Spaces belowdecks have been completely rearranged and are more spacious and comfortable than on the earlier 36, a reflection of the additional interior volume. Headroom in the saloon is 6′ 4″.
The interior is accented by varnished cherry wood, a teak and holly sole and 4-1/2″ thick foam cushions upholstered with removable covers.
Sleeping arrangements provide privacy for four persons in two compartments. The forward cabin has a 78″ x 73″ V-berth, vanity sink, mirror and storage lockers. The aft stateroom has a 77″ x 60″ double berth.
The starboard settee converts to a double berth measuring 78″ x 55″, the single to port is 76″ x 26″, so it is possible to sleep seven adults.

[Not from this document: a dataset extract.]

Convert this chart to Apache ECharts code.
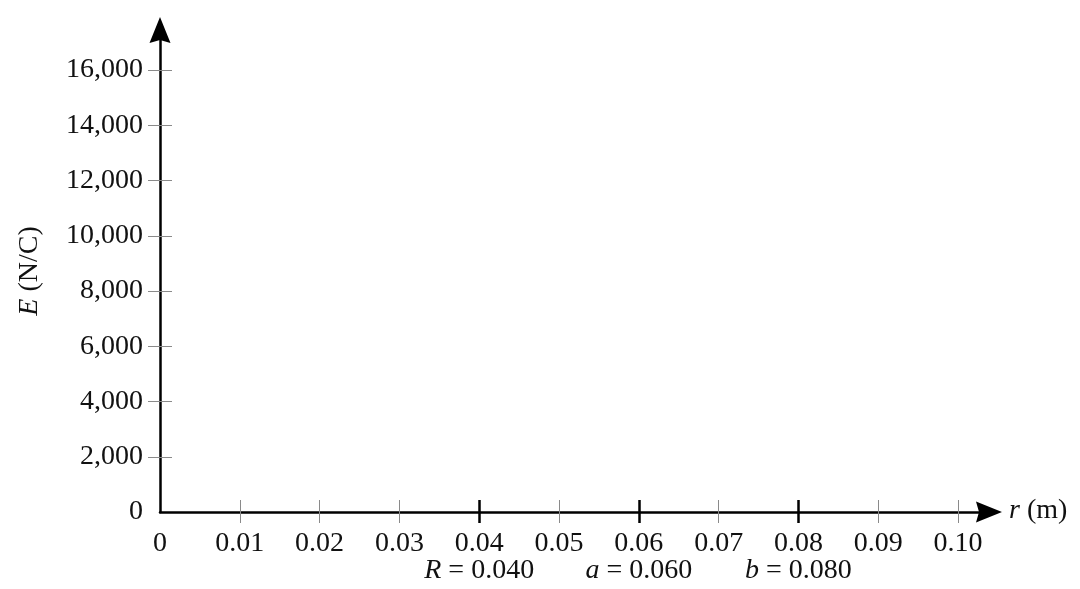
<!DOCTYPE html>
<html>
<head>
<meta charset="utf-8">
<script src="https://cdn.jsdelivr.net/npm/echarts@6/dist/echarts.min.js"></script>
<style>
html,body{margin:0;padding:0;background:#fff;}
#chart{width:1080px;height:589px;}
</style>
</head>
<body>
<div id="chart"></div>
<script>
// ---- data ----
const xTickValues = [0, 0.01, 0.02, 0.03, 0.04, 0.05, 0.06, 0.07, 0.08, 0.09, 0.10];
const xTickLabels = ['0', '0.01', '0.02', '0.03', '0.04', '0.05', '0.06', '0.07', '0.08', '0.09', '0.10'];
const xMinorTicks = [0.01, 0.02, 0.03, 0.05, 0.07, 0.09, 0.10];
const xMajorTicks = [0.04, 0.06, 0.08];
const xMajorNotes = ['{i|R} = 0.040', '{i|a} = 0.060', '{i|b} = 0.080'];
const yTickValues = [0, 2000, 4000, 6000, 8000, 10000, 12000, 14000, 16000];
const yTickLabels = ['0', '2,000', '4,000', '6,000', '8,000', '10,000', '12,000', '14,000', '16,000'];
const yMinorTicks = [2000, 4000, 6000, 8000, 10000, 12000, 14000, 16000];
const xName = '{i|r} (m)';
const yName = '{i|E} (N/C)';
const xMin = 0, xMax = 0.10388;
const yMin = 0, yMax = 17450;

// ---- style ----
const FONT = "'Liberation Serif', 'Times New Roman', serif";
const FS = 28;
const TXT = '#111';
const GRAY = '#8a8a8a';
const ARROW = 'path://M10.5,0L21,26L10.5,23L0,26Z';
const italicRich = { i: { fontStyle: 'italic', fontFamily: FONT, fontSize: FS, color: TXT } };

function lookup(vals, labels, v) {
  for (let i = 0; i < vals.length; i++) if (Math.abs(vals[i] - v) < 1e-9) return labels[i];
  return '';
}

const gridBox = { left: 160, right: 91, top: 30, bottom: 77 };
const grids = [0, 1, 2, 3].map(() => Object.assign({}, gridBox));

function baseX(i) {
  return {
    type: 'value', gridIndex: i, min: xMin, max: xMax,
    splitLine: { show: false },
    axisLine: { show: false },
    axisTick: { show: false },
    axisLabel: { show: false }
  };
}
function baseY(i) {
  return {
    type: 'value', gridIndex: i, min: yMin, max: yMax,
    splitLine: { show: false },
    axisLine: { show: false },
    axisTick: { show: false },
    axisLabel: { show: false }
  };
}

const xAxes = [
  Object.assign(baseX(0), {
    name: xName, nameLocation: 'end', nameGap: 20,
    nameTextStyle: { fontFamily: FONT, fontSize: FS, color: TXT, rich: italicRich, verticalAlign: 'middle', padding: [0, 0, 2, 0] },
    axisLine: { show: true, symbol: ['none', ARROW], symbolSize: [21, 26], lineStyle: { color: '#000', width: 2.5 } },
    axisTick: { show: true, customValues: xMinorTicks, inside: false, length: 11, lineStyle: { color: GRAY, width: 1 } },
    axisLabel: {
      show: true, customValues: xTickValues, margin: 18,
      fontFamily: FONT, fontSize: FS, color: TXT,
      formatter: v => lookup(xTickValues, xTickLabels, v)
    }
  }),
  Object.assign(baseX(1), {
    axisTick: { show: true, customValues: xMinorTicks, inside: true, length: 12, lineStyle: { color: GRAY, width: 1 } }
  }),
  Object.assign(baseX(2), {
    axisTick: { show: true, customValues: xMajorTicks, inside: false, length: 11, lineStyle: { color: '#000', width: 2.5 } },
    axisLabel: {
      show: true, customValues: xMajorTicks, margin: 45,
      fontFamily: FONT, fontSize: FS, color: TXT, rich: italicRich,
      formatter: v => lookup(xMajorTicks, xMajorNotes, v)
    }
  }),
  Object.assign(baseX(3), {
    axisTick: { show: true, customValues: xMajorTicks, inside: true, length: 12, lineStyle: { color: '#000', width: 2.5 } }
  })
];

const yAxes = [
  Object.assign(baseY(0), {
    name: yName, nameLocation: 'middle', nameRotate: 90, nameGap: 116,
    nameTextStyle: { fontFamily: FONT, fontSize: FS, color: TXT, rich: italicRich },
    axisLine: { show: true, symbol: ['none', ARROW], symbolSize: [21, 26], lineStyle: { color: '#000', width: 2.5 } },
    axisTick: { show: true, customValues: yMinorTicks, inside: false, length: 12, lineStyle: { color: GRAY, width: 1 } },
    axisLabel: {
      show: true, customValues: yTickValues, margin: 17,
      fontFamily: FONT, fontSize: FS, color: TXT,
      formatter: v => lookup(yTickValues, yTickLabels, v)
    }
  }),
  Object.assign(baseY(1), {
    axisTick: { show: true, customValues: yMinorTicks, inside: true, length: 12, lineStyle: { color: GRAY, width: 1 } }
  }),
  Object.assign(baseY(2), { show: false }),
  Object.assign(baseY(3), { show: false })
];

const chart = echarts.init(document.getElementById('chart'), null, { renderer: 'canvas' });
chart.setOption({
  animation: false,
  backgroundColor: '#fff',
  grid: grids,
  xAxis: xAxes,
  yAxis: yAxes,
  series: []
});
</script>
</body>
</html>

The dining table, mounted on the forward bulkhead, provides seating for five. Storage is behind and below the settees and in cabinets.

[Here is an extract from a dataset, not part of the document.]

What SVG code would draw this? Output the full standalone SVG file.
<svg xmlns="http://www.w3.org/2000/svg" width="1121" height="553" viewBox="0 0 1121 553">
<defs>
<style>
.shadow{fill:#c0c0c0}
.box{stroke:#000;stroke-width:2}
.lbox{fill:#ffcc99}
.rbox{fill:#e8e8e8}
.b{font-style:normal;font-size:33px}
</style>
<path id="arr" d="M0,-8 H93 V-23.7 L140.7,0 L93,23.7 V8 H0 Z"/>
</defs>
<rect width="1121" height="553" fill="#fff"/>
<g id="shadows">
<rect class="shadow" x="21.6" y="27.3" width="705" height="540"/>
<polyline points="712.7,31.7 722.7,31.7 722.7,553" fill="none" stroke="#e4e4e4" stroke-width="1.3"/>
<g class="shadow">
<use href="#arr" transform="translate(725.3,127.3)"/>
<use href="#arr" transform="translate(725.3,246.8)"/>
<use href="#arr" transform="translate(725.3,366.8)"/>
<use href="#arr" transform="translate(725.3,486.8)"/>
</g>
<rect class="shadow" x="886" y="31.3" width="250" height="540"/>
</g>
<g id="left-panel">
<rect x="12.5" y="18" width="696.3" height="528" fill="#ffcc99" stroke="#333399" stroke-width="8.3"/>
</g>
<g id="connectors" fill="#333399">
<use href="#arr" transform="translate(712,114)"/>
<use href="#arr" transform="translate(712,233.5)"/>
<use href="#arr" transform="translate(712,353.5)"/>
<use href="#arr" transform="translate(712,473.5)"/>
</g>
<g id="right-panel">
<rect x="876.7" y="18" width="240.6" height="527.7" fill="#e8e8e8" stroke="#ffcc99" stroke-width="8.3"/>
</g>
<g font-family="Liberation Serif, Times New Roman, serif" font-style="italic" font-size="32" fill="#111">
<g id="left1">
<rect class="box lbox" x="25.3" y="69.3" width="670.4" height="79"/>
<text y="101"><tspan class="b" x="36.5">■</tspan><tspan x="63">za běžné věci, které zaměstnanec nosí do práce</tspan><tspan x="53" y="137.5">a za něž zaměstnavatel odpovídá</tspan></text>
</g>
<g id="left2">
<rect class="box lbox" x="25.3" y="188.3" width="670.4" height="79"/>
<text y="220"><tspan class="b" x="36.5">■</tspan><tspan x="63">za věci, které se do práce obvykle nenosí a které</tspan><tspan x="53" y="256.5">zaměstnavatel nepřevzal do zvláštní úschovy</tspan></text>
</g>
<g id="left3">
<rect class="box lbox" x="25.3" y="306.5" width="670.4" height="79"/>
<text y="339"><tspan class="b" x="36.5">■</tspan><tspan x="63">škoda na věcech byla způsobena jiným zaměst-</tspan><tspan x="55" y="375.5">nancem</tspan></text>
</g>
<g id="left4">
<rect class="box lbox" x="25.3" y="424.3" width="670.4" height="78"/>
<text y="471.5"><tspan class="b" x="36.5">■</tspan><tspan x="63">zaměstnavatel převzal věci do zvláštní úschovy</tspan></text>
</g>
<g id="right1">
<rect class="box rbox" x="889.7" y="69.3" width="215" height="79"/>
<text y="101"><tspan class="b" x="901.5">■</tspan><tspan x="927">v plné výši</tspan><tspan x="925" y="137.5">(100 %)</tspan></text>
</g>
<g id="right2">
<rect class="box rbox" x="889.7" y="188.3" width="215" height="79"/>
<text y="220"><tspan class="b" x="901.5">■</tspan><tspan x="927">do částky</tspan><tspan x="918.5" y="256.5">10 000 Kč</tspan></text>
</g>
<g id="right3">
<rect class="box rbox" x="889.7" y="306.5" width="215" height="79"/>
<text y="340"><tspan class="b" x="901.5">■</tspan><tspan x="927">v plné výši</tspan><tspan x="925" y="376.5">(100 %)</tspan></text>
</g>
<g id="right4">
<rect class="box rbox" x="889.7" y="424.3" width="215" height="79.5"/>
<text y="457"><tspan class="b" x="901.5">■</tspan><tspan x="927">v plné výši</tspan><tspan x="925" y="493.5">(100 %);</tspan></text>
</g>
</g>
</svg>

The galley is L-shaped below the companionway and features a double stainless steel sink, two-burner propane stove, ice box, dry locker and hot and cold pressure water. Additional stowage is outboard in cabinets.
One couple that cruises the boat for two weeks a year said, “Our biggest complaint is the size of the ice box. It’s smallish, so we are forced to stop frequently for ice.”

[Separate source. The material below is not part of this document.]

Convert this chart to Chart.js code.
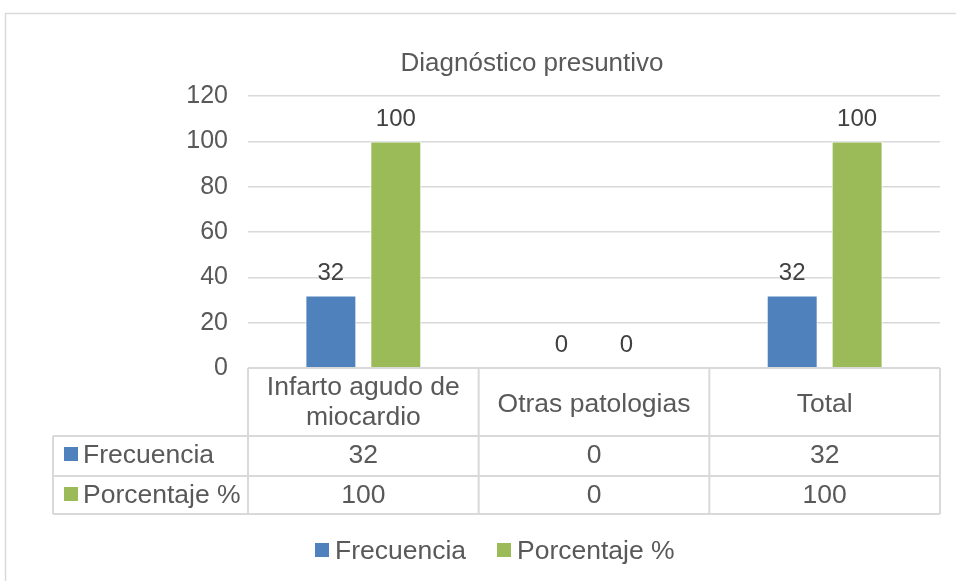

If there’s an apparent compromise in favor of comfort versus utility, it’s between the large head and small nav station. The head is divided into two compartments, one 36″ wide for the sink and Raritan PH II toilet, the other 30″ wide for the shower. Hence, the nav station seat is the end of a settee, located just forward of the head, and faces aft without a backrest. There’s adequate room for a typical array of instruments (VHF, GPS, AM/FM stereo, radar, repeaters), shelving for books, two drawers and room for charts under the hinged lid.
We sailed in relatively flat waters in wind speeds ranging from 9-14 knots true and found her to be stiff, seakindly, and quick to maneuver through a tack. Boat speed reached 5.8 knots sailing into 12-inch wind waves at 35° to apparent wind, and increased to 6- plus knots when we footed off 5°. She was comfortable heeling at 15°. Performance suffered somewhat from the high-clewed roller furling genoa on our test boat.
When wind speed reached 14 knots we sailed to weather for several miles at 6.5-7 knots. Wind speed instruments registered a sailing angle of 47° to the true wind, and the hull moved effortlessly through the small chop.
We like the position of the wheel, which allowed us to keep an eye on the telltales from leeward, and to sit high and dry on the weather rail. Though there’s a steering seat directly aft of the wheel, it will be most often used when motoring.
Taylor’s performance predictions estimate boat speed at 7.3 knots sailing downwind at 173° to the true wind, which we figure she’d easily top with a spinnaker.
A vang, adjustable backstay and spinnaker gear are easy add-ons that will enhance performance.
An owner who sails in San Francisco’s blustery conditions said, “In 25 knots of wind we put a single reef in the main and she sails great. She’s stiff and dry and has no weather helm.” He sails downwind in those conditions at 9 knots under a high-clewed 120% genoa.
“She also does not hobbyhorse when we are sailing to weather on the ocean,” he added.
Taylor’s experience as a designer of high performance yachts has been translated to a fast boat with a manageable sail plan. Accommodations are in keeping with the company’s reputation for building proper yachts with all-wood interiors.
The base price for the Sabre 362 is $169,900, fob Casco, Maine, an increase of $35,000 since it was first introduced. Much of the increase reflects upgrades in standard equipment. This makes it slightly more expensive than the $159,900 Alerion Express 38 reviewed last month, considerably more expensive than a Beneteau of the same length, and less expensive than a quality European boat. However you peg it, the combination of performance and quality construction should deliver high resale value, which must be considered in any equation measuring the cost of ownership.